= Zero One (TV series) =

British television series (1962–1965)

Promotional poster

Zero One is a British TV series that ran from 1962 to 1965. It starred Nigel Patrick and was produced by Lawrence Bachmann. It was a partnership between BBC and MGM-British. There were 39 episodes.

The series followed adventures of airline detective Alan Garnett. “Zero One” was the call sign of the International Air Security Board, an international air travel security force.

== Cast ==

- Nigel Patrick as Alan Garnett
- William Smith as Jim Delaney, Garnett’s assistant
- Katya Douglas as Maya, Garnett’s secretary
- Hugh McDermott as Archie Vane
- Gordon Sterne as Ziggy
- Moira Redmond as Annabelle, Marine Dorlian
- Warren Mitchell as Captain Awad, Suleman Bey
- David Bauer as Mancini, Sporanza
- John Gabriel as Gassini
- Gerald Andersen as Doctor, Dr. Chantler
- Ken Parry as Frenchy, Italian tourist
- Geoffrey Keen as Mr.
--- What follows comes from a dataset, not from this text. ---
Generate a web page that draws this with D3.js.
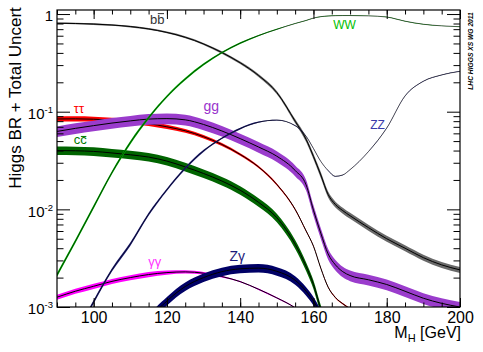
<!DOCTYPE html>
<html>
<head>
<meta charset="utf-8">
<script src="https://cdn.jsdelivr.net/npm/d3@7"></script>
<style>
  body { margin: 0; background: #fff; }
  svg { display: block; }
  text { font-family: "Liberation Sans", Arial, Helvetica, sans-serif; }
</style>
</head>
<body>
<div id="chart"></div>
<script>
// Higgs mass grid (GeV)
var mass = [90, 95, 100, 105, 110, 115, 120, 125, 130, 135, 140, 145, 150, 155, 158,
            160, 162, 164, 166, 168, 170, 175, 180, 185, 190, 195, 200];

// branching ratios
var brBB     = [0.805, 0.800, 0.790, 0.772, 0.745, 0.704, 0.648, 0.578, 0.494, 0.404, 0.317, 0.235, 0.157, 0.080, 0.052,
                0.0348, 0.0225, 0.0142, 0.0112, 0.0097, 0.0086, 0.0065, 0.0050, 0.0040, 0.0032, 0.0027, 0.0024];
var brTauTau = [0.0842, 0.0845, 0.0838, 0.0820, 0.0795, 0.0755, 0.0700, 0.0638, 0.0555, 0.0462, 0.0365, 0.0272, 0.0180, 0.0100, 0.0060,
                0.0042, 0.0025, 0.0016, 0.00125, 0.00108, 0.00096, 0.00075, null, null, null, null, null];
var brCC     = [0.0400, 0.0398, 0.0392, 0.0378, 0.0362, 0.0343, 0.0312, 0.0272, 0.0233, 0.0195, 0.0157, 0.0118, 0.0082, 0.0044, 0.0026,
                0.0017, 0.00095, 0.0006, null, null, null, null, null, null, null, null, null];
var brGG     = [0.0628, 0.0675, 0.0720, 0.0765, 0.0805, 0.0840, 0.0850, 0.0825, 0.0740, 0.0635, 0.0530, 0.0435, 0.0350, 0.0250, 0.0178,
                0.0098, 0.0057, 0.0035, 0.0027, 0.0023, 0.0021, 0.0019, 0.0017, 0.00145, 0.00123, 0.00109, 0.00100];
var brGamGam = [0.00126, 0.00145, 0.00163, 0.00183, 0.00200, 0.00215, 0.00225, 0.00229, 0.00222, 0.00205, 0.00182, 0.00152, 0.00124, 0.00098, 0.00080,
                0.00066, null, null, null, null, null, null, null, null, null, null, null];
var brZGam   = [null, null, null, null, 0.00030, 0.00072, 0.00115, 0.00162, 0.00200, 0.00230, 0.00246, 0.00250, 0.00232, 0.00188, 0.00145,
                0.00115, 0.00085, 0.0006, null, null, null, null, null, null, null, null, null];
var brWW     = [0.00213, 0.0047, 0.0106, 0.0238, 0.0482, 0.0867, 0.143, 0.216, 0.305, 0.403, 0.503, 0.602, 0.698, 0.800, 0.860,
                0.909, 0.940, 0.955, 0.962, 0.965, 0.965, 0.958, 0.932, 0.845, 0.786, 0.757, 0.741];
var brZZ     = [0.00022, 0.00050, 0.00113, 0.0024, 0.0044, 0.0089, 0.0159, 0.0264, 0.0397, 0.0535, 0.0672, 0.0780, 0.0820, 0.0720, 0.0560,
                0.0420, 0.0310, 0.0250, 0.0218, 0.0225, 0.0255, 0.0390, 0.0680, 0.145, 0.205, 0.238, 0.259];

// relative total uncertainty (+/-)
var errBB     = [0.02, 0.02, 0.02, 0.02, 0.02, 0.02, 0.02, 0.025, 0.025, 0.03, 0.03, 0.035, 0.04, 0.05, 0.06,
                 0.065, 0.07, 0.07, 0.07, 0.07, 0.07, 0.07, 0.07, 0.07, 0.07, 0.07, 0.07];
var errTauTau = [0.06, 0.06, 0.06, 0.06, 0.06, 0.055, 0.05, 0.045, 0.04, 0.035, 0.03, 0.027, 0.024, 0.02, 0.016,
                 0.015, 0.015, 0.015, 0.015, 0.015, 0.015, 0.015, 0.015, 0.015, 0.015, 0.015, 0.015];
var errGamGam = [0.06, 0.06, 0.06, 0.06, 0.06, 0.06, 0.05, 0.04, 0.03, 0.022, 0.016, 0.015, 0.015, 0.015, 0.015,
                 0.015, 0.015, 0.015, 0.015, 0.015, 0.015, 0.015, 0.015, 0.015, 0.015, 0.015, 0.015];
var errWW     = [0.045, 0.045, 0.045, 0.04, 0.04, 0.035, 0.03, 0.03, 0.025, 0.02, 0.02, 0.015, 0.01, 0.008, 0.006,
                 0.005, 0.005, 0.005, 0.005, 0.005, 0.005, 0.005, 0.005, 0.005, 0.005, 0.005, 0.005];
var errZZ = errWW;
var errCC = 0.10, errGG = 0.125, errZGam = 0.10;

var xTicks = [100, 120, 140, 160, 180, 200];
var yDecades = [1e-3, 1e-2, 1e-1, 1];

// channel table: drawing order, colours, labels (label placed in mass / BR units, "bar" = overlined 2nd letter)
var channels = [
  {br: brBB,     err: errBB,     fill: "#6a6a6a", lw: 1,   label: ["b", "b"], bar: 0.80, lx: 115.4, ly: 0.79,    color: "#333333", size: 13},
  {br: brTauTau, err: errTauTau, fill: "#ff0000", lw: 1,   label: ["\u03c4\u03c4"],   lx: 94.6,  ly: 0.0976,  color: "#ff0000", size: 13},
  {br: brCC,     err: errCC,     fill: "#006400", lw: 1,   label: ["c", "c"], bar: 0.60, lx: 94.6,  ly: 0.0464,  color: "#007a00", size: 13},
  {br: brGG,     err: errGG,     fill: "#9a3ccc", lw: 1,   label: ["gg"],             lx: 130.0, ly: 0.1016,  color: "#9933cc", size: 14},
  {br: brGamGam, err: errGamGam, fill: "#ff00ff", lw: 1,   label: ["\u03b3\u03b3"],   lx: 114.9, ly: 0.00263, color: "#ff33ff", size: 13},
  {br: brZGam,   err: errZGam,   fill: "#000066", lw: 1,   label: ["Z\u03b3"],        lx: 137.1, ly: 0.00296, color: "#1a1a7a", size: 14},
  {br: brWW,     err: errWW,     fill: "#00b400", lw: 0.6, label: ["WW"],             lx: 165.4, ly: 0.698,   color: "#00c000", size: 12},
  {br: brZZ,     err: errZZ,     fill: "#1e1e78", lw: 0.6, label: ["ZZ"],             lx: 175.5, ly: 0.066,   color: "#3a3aaa", size: 12}
];

var width = 483, height = 352;
var margin = {top: 10, right: 24, bottom: 45, left: 57};
var x = d3.scaleLinear().domain([90, 200]).range([margin.left, width - margin.right + 1]);
var y = d3.scaleLog().domain([1e-3, 1.1]).range([height - margin.bottom, margin.top]);

var svg = d3.select("#chart").append("svg")
    .attr("width", width)
    .attr("height", height);

svg.append("clipPath").attr("id", "plot")
  .append("rect")
    .attr("x", x(90)).attr("y", y(1.1))
    .attr("width", x(200) - x(90)).attr("height", y(1e-3) - y(1.1));

var g = svg.append("g").attr("clip-path", "url(#plot)");

channels.forEach(function(c) {
  var pts = mass.map(function(m, i) {
    var e = Array.isArray(c.err) ? c.err[i] : c.err;
    return {m: m, v: c.br[i], e: e};
  });
  var area = d3.area()
      .defined(function(d) { return d.v != null; })
      .x(function(d) { return x(d.m); })
      .y0(function(d) { return y(d.v * (1 - d.e)); })
      .y1(function(d) { return y(d.v * (1 + d.e)); })
      .curve(d3.curveMonotoneX);
  var line = d3.line()
      .defined(function(d) { return d.v != null; })
      .x(function(d) { return x(d.m); })
      .y(function(d) { return y(d.v); })
      .curve(d3.curveMonotoneX);
  g.append("path").attr("d", area(pts)).attr("fill", c.fill).attr("stroke", "none");
  g.append("path").attr("d", line(pts)).attr("fill", "none").attr("stroke", "#000").attr("stroke-width", c.lw);
});

// channel labels
channels.forEach(function(c) {
  var t = svg.append("text")
      .attr("x", x(c.lx)).attr("y", y(c.ly))
      .attr("font-size", c.size)
      .attr("fill", c.color);
  t.append("tspan").text(c.label[0]);
  if (c.label.length > 1) {
    var sp = t.append("tspan").text(c.label[1]);
    var node = sp.node();
    var x0 = node.getStartPositionOfChar(0).x;
    var len = node.getComputedTextLength();
    var yb = y(c.ly) - c.bar * c.size;
    svg.append("line")
        .attr("x1", x0 + 0.5).attr("x2", x0 + len - 0.5)
        .attr("y1", yb).attr("y2", yb)
        .attr("stroke", c.color).attr("stroke-width", 1);
  }
});

// axes, ROOT style ticks pointing inwards on all four sides
var minorX = d3.range(90, 201, 5);
var minorY = [];
yDecades.forEach(function(d) {
  for (var k = 2; k <= 9; k++) if (d * k <= 1.1) minorY.push(d * k);
});

function clean(sel) {
  sel.select(".domain").remove();
  sel.selectAll("line").attr("stroke", "#000");
}

svg.append("g").attr("transform", "translate(0," + y(1e-3) + ")")
    .call(d3.axisBottom(x).tickValues(minorX).tickSize(-4.5).tickFormat(""))
    .call(clean);
svg.append("g").attr("transform", "translate(0," + y(1e-3) + ")")
    .call(d3.axisBottom(x).tickValues(xTicks).tickSize(-9).tickPadding(5).tickFormat(d3.format("d")))
    .call(clean)
    .selectAll("text").attr("font-size", 16).attr("fill", "#000")
    .style("font-family", "'Liberation Sans', Arial, sans-serif");
svg.append("g").attr("transform", "translate(0," + y(1.1) + ")")
    .call(d3.axisTop(x).tickValues(minorX).tickSize(-4.5).tickFormat(""))
    .call(clean);
svg.append("g").attr("transform", "translate(0," + y(1.1) + ")")
    .call(d3.axisTop(x).tickValues(xTicks).tickSize(-9).tickFormat(""))
    .call(clean);

svg.append("g").attr("transform", "translate(" + x(90) + ",0)")
    .call(d3.axisLeft(y).tickValues(minorY).tickSize(-6.5).tickFormat(""))
    .call(clean);
svg.append("g").attr("transform", "translate(" + x(90) + ",0)")
    .call(d3.axisLeft(y).tickValues(yDecades).tickSize(-13).tickFormat(""))
    .call(clean);
svg.append("g").attr("transform", "translate(" + x(200) + ",0)")
    .call(d3.axisRight(y).tickValues(minorY).tickSize(-6.5).tickFormat(""))
    .call(clean);
svg.append("g").attr("transform", "translate(" + x(200) + ",0)")
    .call(d3.axisRight(y).tickValues(yDecades).tickSize(-13).tickFormat(""))
    .call(clean);

// y tick labels 1, 10^-1 ...
yDecades.forEach(function(d) {
  var t = svg.append("text")
      .attr("x", x(90) - 4).attr("y", y(d) + 7.3)
      .attr("text-anchor", "end")
      .attr("font-size", 15)
      .attr("fill", "#000");
  if (d === 1) {
    t.text("1");
  } else {
    t.append("tspan").text("10");
    t.append("tspan").attr("dy", -6).attr("font-size", 9.5).text(String(Math.round(Math.log10(d))));
  }
});

// frame
svg.append("rect")
    .attr("x", x(90)).attr("y", y(1.1))
    .attr("width", x(200) - x(90)).attr("height", y(1e-3) - y(1.1))
    .attr("fill", "none").attr("stroke", "#000").attr("stroke-width", 1.2);

// axis titles (x title sits just under the tick labels, right aligned)
var xt = svg.append("text")
    .attr("x", x(200) + 1).attr("y", 338)
    .attr("text-anchor", "end").attr("font-size", 16).attr("fill", "#000");
xt.append("tspan").text("M");
xt.append("tspan").attr("dy", 4).attr("font-size", 11).text("H");
xt.append("tspan").attr("dy", -4).text(" [GeV]");

svg.append("text")
    .attr("transform", "translate(21,98) rotate(-90)")
    .attr("text-anchor", "middle").attr("font-size", 17).attr("fill", "#000")
    .text("Higgs BR + Total Uncert");

svg.append("text")
    .attr("transform", "translate(473.3,51) rotate(-90)")
    .attr("text-anchor", "middle").attr("font-size", 6.7)
    .attr("font-weight", "bold").attr("font-style", "italic").attr("fill", "#000")
    .text("LHC HIGGS XS WG 2011");
</script>
</body>
</html>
Gates
- Nigel Davenport as Mills
- Peter Sallis as Major Konel
- Bernard Archard as Atkins
- William Lucas as Alex
- Alfred Burke as Jenkins

Guests included Harry H. Corbett, Adrienne Corri, Moira Lister, Arthur Lowe, Patrick Magee, Lois Maxwell, Warren Mitchell, Michael Robbins, Margaret Rutherford, Leonard Sachs, Peter Sallis and Victor Spinetti.